Thought-provoking essay questioning the pervasiveness of certain myths in fashion by
means of a small questionnaire, simply to be answered with either yes or no.
No strings attached, right?
Or are there?
Whenever your answer is YES, tie a knot in the provided shoelace.
Have you ever...
disapproved of what you look like when catching a glimpse of yourself?
judged someone else based on what they were wearing?
felt like you couldn’t wear a certain garment because people might have seen it before?
endured discomfort of some sort for the sake of a look?
held on to something in your wardrobe that was too small, hoping it would fit again one day?
considered a garment fitting only for special occasions?
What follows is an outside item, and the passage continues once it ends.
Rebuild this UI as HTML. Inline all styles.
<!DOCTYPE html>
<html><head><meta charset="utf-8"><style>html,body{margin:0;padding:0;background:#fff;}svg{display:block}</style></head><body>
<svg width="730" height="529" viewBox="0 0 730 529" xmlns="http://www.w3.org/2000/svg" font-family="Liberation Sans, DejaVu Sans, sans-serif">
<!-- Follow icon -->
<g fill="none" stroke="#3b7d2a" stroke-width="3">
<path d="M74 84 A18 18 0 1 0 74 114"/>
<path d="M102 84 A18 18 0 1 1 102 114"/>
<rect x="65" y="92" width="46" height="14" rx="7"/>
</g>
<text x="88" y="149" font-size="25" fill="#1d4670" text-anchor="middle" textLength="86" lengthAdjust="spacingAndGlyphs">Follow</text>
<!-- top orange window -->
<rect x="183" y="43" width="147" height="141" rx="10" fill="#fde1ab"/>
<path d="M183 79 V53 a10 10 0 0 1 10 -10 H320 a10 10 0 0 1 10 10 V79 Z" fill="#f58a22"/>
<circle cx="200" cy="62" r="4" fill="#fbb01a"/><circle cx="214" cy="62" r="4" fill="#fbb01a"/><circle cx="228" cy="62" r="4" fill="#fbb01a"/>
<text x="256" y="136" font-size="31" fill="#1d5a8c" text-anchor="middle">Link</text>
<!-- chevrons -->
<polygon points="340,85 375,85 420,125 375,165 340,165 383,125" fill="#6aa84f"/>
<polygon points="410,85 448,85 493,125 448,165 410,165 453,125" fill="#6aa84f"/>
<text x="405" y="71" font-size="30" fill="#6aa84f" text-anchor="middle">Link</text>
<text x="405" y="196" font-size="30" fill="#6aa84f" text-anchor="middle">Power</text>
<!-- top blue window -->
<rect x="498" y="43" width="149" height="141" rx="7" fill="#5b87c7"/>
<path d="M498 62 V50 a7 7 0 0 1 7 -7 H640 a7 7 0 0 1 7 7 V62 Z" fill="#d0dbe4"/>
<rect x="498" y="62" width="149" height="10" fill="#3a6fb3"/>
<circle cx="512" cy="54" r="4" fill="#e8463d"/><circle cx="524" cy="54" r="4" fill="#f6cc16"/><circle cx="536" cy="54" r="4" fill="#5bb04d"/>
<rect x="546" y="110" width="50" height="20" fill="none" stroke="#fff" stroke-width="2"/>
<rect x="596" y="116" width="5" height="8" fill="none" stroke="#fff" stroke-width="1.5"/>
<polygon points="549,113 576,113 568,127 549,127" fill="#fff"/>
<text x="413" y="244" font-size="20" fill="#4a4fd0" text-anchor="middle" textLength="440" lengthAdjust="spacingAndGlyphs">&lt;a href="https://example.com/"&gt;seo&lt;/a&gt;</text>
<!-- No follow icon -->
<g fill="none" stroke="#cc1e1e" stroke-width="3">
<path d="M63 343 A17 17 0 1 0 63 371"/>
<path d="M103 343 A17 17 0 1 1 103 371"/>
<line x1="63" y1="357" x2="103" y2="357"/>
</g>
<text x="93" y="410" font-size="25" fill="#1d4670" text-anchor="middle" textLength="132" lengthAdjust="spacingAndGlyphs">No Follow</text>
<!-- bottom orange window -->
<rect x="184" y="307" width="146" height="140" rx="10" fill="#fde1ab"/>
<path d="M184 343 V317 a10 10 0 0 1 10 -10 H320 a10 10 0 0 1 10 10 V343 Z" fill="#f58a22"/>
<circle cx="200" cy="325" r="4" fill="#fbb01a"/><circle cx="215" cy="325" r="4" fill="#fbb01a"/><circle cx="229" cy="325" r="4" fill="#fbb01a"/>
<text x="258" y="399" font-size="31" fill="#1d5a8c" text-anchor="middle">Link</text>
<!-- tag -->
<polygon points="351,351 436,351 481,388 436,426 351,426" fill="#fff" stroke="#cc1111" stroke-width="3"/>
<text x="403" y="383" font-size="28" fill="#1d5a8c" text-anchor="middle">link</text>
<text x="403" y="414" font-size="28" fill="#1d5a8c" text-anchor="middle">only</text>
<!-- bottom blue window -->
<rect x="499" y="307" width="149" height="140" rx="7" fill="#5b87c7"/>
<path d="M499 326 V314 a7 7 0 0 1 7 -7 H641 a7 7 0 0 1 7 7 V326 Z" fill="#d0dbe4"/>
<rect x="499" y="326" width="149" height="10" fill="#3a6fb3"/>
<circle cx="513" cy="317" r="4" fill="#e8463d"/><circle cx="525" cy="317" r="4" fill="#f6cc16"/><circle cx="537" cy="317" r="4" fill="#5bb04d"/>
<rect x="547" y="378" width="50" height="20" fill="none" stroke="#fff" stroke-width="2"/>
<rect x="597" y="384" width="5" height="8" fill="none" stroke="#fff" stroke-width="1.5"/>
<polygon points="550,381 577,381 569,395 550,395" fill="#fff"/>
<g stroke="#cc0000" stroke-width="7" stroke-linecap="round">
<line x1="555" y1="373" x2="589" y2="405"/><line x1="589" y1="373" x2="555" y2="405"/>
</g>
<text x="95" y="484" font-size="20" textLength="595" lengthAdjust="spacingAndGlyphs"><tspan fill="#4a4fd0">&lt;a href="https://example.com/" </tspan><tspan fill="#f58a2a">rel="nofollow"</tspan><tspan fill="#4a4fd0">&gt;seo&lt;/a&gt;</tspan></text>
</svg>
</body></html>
renounced a particular trend, later to find yourself persuaded by it after all?
felt compelled to buy something you might not have felt great in but others liked?
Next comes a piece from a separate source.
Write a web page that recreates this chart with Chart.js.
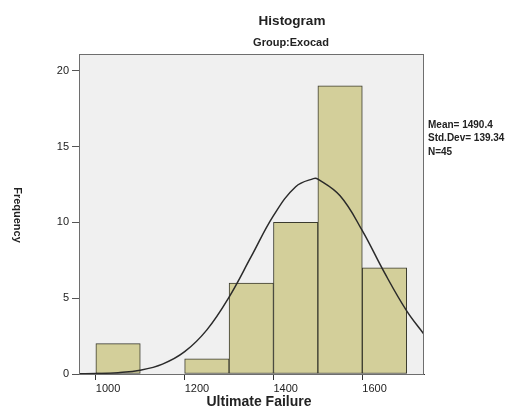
<!DOCTYPE html>
<html>
<head>
<meta charset="utf-8">
<script src="https://cdn.jsdelivr.net/npm/chart.js@4"></script>
<style>
  html, body { margin: 0; padding: 0; background: #fff; }
  #wrap { width: 505px; height: 408px; position: relative; }
</style>
</head>
<body>
<div id="wrap"><canvas id="hist"></canvas></div>
<script>
// Histogram data: bin centres (width 100) and their counts
const binCenters = [1050, 1250, 1350, 1450, 1550, 1650];
const binCounts = [2, 1, 6, 10, 19, 7];

// Fitted normal curve
const curveX = [962, 1000, 1050, 1100, 1150, 1200, 1250, 1300, 1350, 1400, 1450, 1490, 1500, 1550, 1600, 1650, 1700, 1739];
const curveY = [0.01, 0.03, 0.09, 0.25, 0.65, 1.47, 2.91, 5.07, 7.75, 10.44, 12.35, 12.88, 12.85, 11.75, 9.45, 6.68, 4.16, 2.62];

const xTicks = [1000, 1200, 1400, 1600];
const yTicks = [0, 5, 10, 15, 20];

const statsLines = ['Mean= 1490.4', 'Std.Dev= 139.34', 'N=45'];

const FONT = '"Liberation Sans", Arial, sans-serif';

// plot background, frame and free text
const decorations = {
    id: 'decorations',
    beforeDraw(chart) {
        const { ctx, chartArea: a } = chart;
        ctx.save();
        ctx.fillStyle = '#f0f0f0';
        ctx.fillRect(a.left, a.top, a.right - a.left, a.bottom - a.top);
        ctx.restore();
    },
    afterDraw(chart) {
        const { ctx, chartArea: a } = chart;
        ctx.save();
        ctx.strokeStyle = '#6e6e6e';
        ctx.lineWidth = 1;
        ctx.strokeRect(a.left + 0.5, a.top + 0.5, a.right - a.left - 1, a.bottom - a.top);

        ctx.fillStyle = '#222';
        ctx.textAlign = 'center';
        ctx.textBaseline = 'middle';
        ctx.font = 'bold 13.5px ' + FONT;
        ctx.fillText('Histogram', 292, 21);
        ctx.font = 'bold 11px ' + FONT;
        ctx.fillText('Group:Exocad', 291, 43);

        ctx.font = 'bold 14px ' + FONT;
        ctx.fillText('Ultimate Failure', 259, 402);

        // y title reads top to bottom
        ctx.save();
        ctx.translate(17, 215);
        ctx.rotate(Math.PI / 2);
        ctx.font = 'bold 11px ' + FONT;
        ctx.fillText('Frequency', 0, 0);
        ctx.restore();

        ctx.textAlign = 'left';
        ctx.font = 'bold 10px ' + FONT;
        statsLines.forEach((line, i) => {
            ctx.fillText(line, 428, 125 + i * 13.5);
        });
        ctx.restore();
    }
};

new Chart(document.getElementById('hist'), {
    data: {
        datasets: [
            {
                type: 'bar',
                data: binCenters.map((c, i) => ({ x: c, y: binCounts[i] })),
                backgroundColor: '#d3cf9a',
                borderColor: '#3a3a2e',
                borderWidth: 1,
                borderSkipped: false,
                barPercentage: 1,
                categoryPercentage: 1,
                order: 2
            },
            {
                type: 'line',
                data: curveX.map((x, i) => ({ x: x, y: curveY[i] })),
                borderColor: '#2a2a2a',
                borderWidth: 1.5,
                pointRadius: 0,
                tension: 0.4,
                fill: false,
                order: 1
            }
        ]
    },
    options: {
        responsive: true,
        maintainAspectRatio: false,
        animation: false,
        layout: { padding: { left: 0, right: 81, top: 54, bottom: 0 } },
        plugins: {
            legend: { display: false },
            tooltip: { enabled: false }
        },
        scales: {
            x: {
                type: 'linear',
                offset: false,
                min: 962,
                max: 1739,
                afterBuildTicks: (axis) => { axis.ticks = xTicks.map(v => ({ value: v })); },
                afterFit: (axis) => { axis.height = 34; },
                border: { display: true, color: '#333', width: 1 },
                grid: { offset: false, drawOnChartArea: false, tickLength: 6, color: '#333', tickColor: '#333' },
                ticks: {
                    align: 'start',
                    padding: 2,
                    color: '#222',
                    font: { family: FONT, size: 11 },
                    callback: (v) => String(v)
                }
            },
            y: {
                min: 0,
                max: 21.1,
                afterBuildTicks: (axis) => { axis.ticks = yTicks.map(v => ({ value: v })); },
                afterFit: (axis) => { axis.width = 79; },
                border: { display: false },
                grid: { drawOnChartArea: false, tickLength: 7, tickColor: '#555' },
                ticks: {
                    padding: 3,
                    color: '#222',
                    font: { family: FONT, size: 11 }
                }
            }
        }
    },
    plugins: [decorations]
});
</script>
</body>
</html>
Now take a look at the shoelace you’re holding.
Out of the maximum of eight knots, how many are there?
So, in a way, the knots you’re holding are reminiscent of the bumps you’re likely to encounter when living in a world that conforms to a capitalist mindset. Where all that seems to matter is to sell an image, whether truthful or deceitful, somehow justified as long as it results in sales. And that which is being sold, forever rooted in visual discourse, your whole being supposedly able to be captured in an image. Fashion, with its fixed idea of what you should look like, and you consciously or unconsciously conforming to this. You, in a way, more loyal to the deceitful nature of fashion than to yourself. The relationship between you and your body and garments clearly fading. Perhaps not that clear to you, but all the clearer to fashion, a system that senses its triumph in your surrender to its myths.
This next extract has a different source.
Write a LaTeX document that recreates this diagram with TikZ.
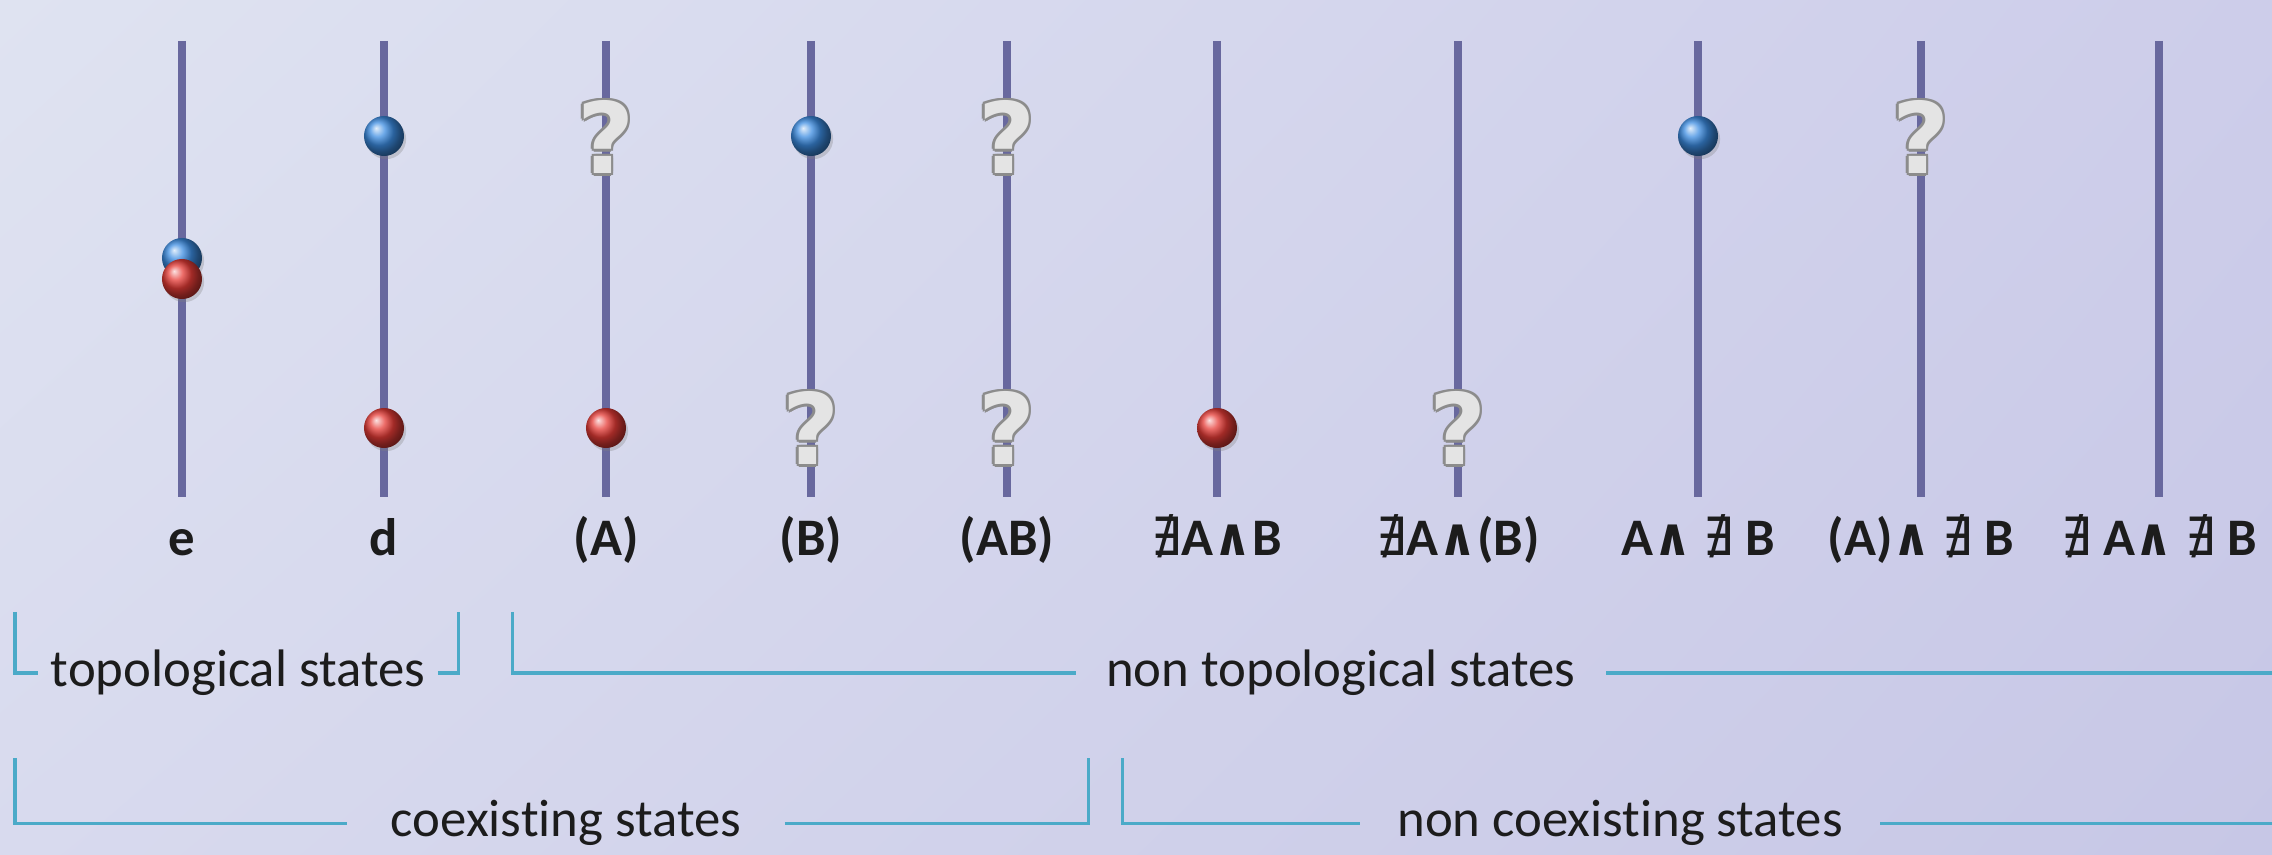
\documentclass[tikz,border=0pt]{standalone}
\usepackage{fontspec}
\setmainfont{Carlito}[Ligatures=NoCommon]
\newfontfamily\symfont{DejaVu Sans Condensed}
\newfontfamily\qfont{DejaVu Sans}
\usetikzlibrary{shadows,shadings}
\definecolor{bgA}{RGB}{223,227,241}
\definecolor{bgB}{RGB}{205,205,234}
\definecolor{bgC}{RGB}{216,218,238}
\definecolor{bgD}{RGB}{199,199,230}
\definecolor{rodcol}{RGB}{104,104,158}
\definecolor{brkcol}{RGB}{75,170,200}
\definecolor{qedge}{RGB}{140,140,140}
\definecolor{qface}{RGB}{228,228,228}
\definecolor{ballblue}{RGB}{60,140,225}
\definecolor{ballred}{RGB}{230,60,55}
\definecolor{txt}{RGB}{28,28,28}
\newcommand{\nex}{{\symfont\mdseries ∄}}
\newcommand{\wed}{{\symfont\bfseries ∧}}
\tikzset{
  rod/.style={draw=rodcol,line width=0.08cm},
  ball/.style={circle,inner sep=0pt,minimum size=0.4cm,shading=ball,ball color=#1,
    drop shadow={opacity=.3,shadow xshift=.6pt,shadow yshift=-.9pt}},
  qm/.style={inner sep=0pt,font=\qfont\fontsize{28}{28}\bfseries\selectfont},
  lab/.style={inner sep=0pt,text=txt,font=\fontsize{15}{18}\bfseries\selectfont},
  grp/.style={inner ysep=2pt,text=txt,font=\fontsize{15}{18}\selectfont},
  brk/.style={draw=brkcol,line width=0.03cm}
}
% question mark with a grey rim
\newcommand{\qmark}[3]{%
  \foreach \a in {0,45,...,315}
    \node[qm,text=qedge] at ([shift={(\a:2.5)}]#2,#3) {?};
  \node[qm,text=qface] (#1) at (#2,#3) {?};
}
\begin{document}
\begin{tikzpicture}[x=0.01cm,y=-0.01cm]
\useasboundingbox (0,0) rectangle (2272,855);
\shade[upper left=bgA,upper right=bgB,lower left=bgC,lower right=bgD] (0,0) rectangle (2272,855);

% rods and their labels
\foreach \i/\x/\lab in {1/182/e, 2/384/d, 3/606/{(A)}, 4/811/{(B)}, 5/1007/{(AB)},
    6/1217/{\nex A\wed B}, 7/1458/{\nex A\wed(B)}, 8/1698/{A\wed\ \nex\ B},
    9/1921/{(A)\wed\ \nex\ B}, 10/2159/{\nex\ A\wed\ \nex\ B}}{
  \coordinate (t\i) at (\x,41);
  \coordinate (u\i) at (\x,497);
  \draw[rod] (t\i) -- (u\i);
  \node[lab,anchor=base] (l\i) at (\x,556) {\lab};
}

% particles
\node[ball=ballblue] (b1) at (182,258) {};
\node[ball=ballred]  (r1) at (182,279) {};
\node[ball=ballblue] (b2) at (384,136) {};
\node[ball=ballred]  (r2) at (384,428) {};
\node[ball=ballred]  (r3) at (606,428) {};
\node[ball=ballblue] (b4) at (811,136) {};
\node[ball=ballred]  (r6) at (1217,428) {};
\node[ball=ballblue] (b8) at (1698,136) {};

% unknown positions
\qmark{q3}{606}{137}
\qmark{q4}{811}{428}
\qmark{q5a}{1007}{137}
\qmark{q5b}{1007}{428}
\qmark{q7}{1458}{428}
\qmark{q9}{1921}{137}

% groupings
\node[grp,inner xsep=0.12cm] (topo) at (238,673) {topological states};
\node[grp,inner xsep=0.3cm] (ntopo) at (1341,673) {non topological states};
\node[grp,inner xsep=0.43cm] (coex) at (566,823) {coexisting states};
\node[grp,inner xsep=0.37cm] (ncoex) at (1620,823) {non coexisting states};

\coordinate (k1) at (15,612);
\coordinate (k2) at (458,612);
\coordinate (k3) at (512,612);
\coordinate (k4) at (2272,673);
\coordinate (k5) at (15,758);
\coordinate (k6) at (1088,758);
\coordinate (k7) at (1122,758);
\coordinate (k8) at (2272,823);

\draw[brk] (k1) |- (topo.west);
\draw[brk] (topo.east) -| (k2);
\draw[brk] (k3) |- (ntopo.west);
\draw[brk] (ntopo.east) -- (k4);
\draw[brk] (k5) |- (coex.west);
\draw[brk] (coex.east) -| (k6);
\draw[brk] (k7) |- (ncoex.west);
\draw[brk] (ncoex.east) -- (k8);
\end{tikzpicture}
\end{document}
Now, imagine there would be another path. One where you could tie the (figurative) knot with your body and garments. Not a single trace of judgment, prejudice, bias... to be found. Neither one more sublime, but a relationship rooted in equality. Garment and body as equivalents instead of opposing forces. Such a scenario, for now, unfortunately, ruptured and shattered by society’s immense bias for all that concerns the eye.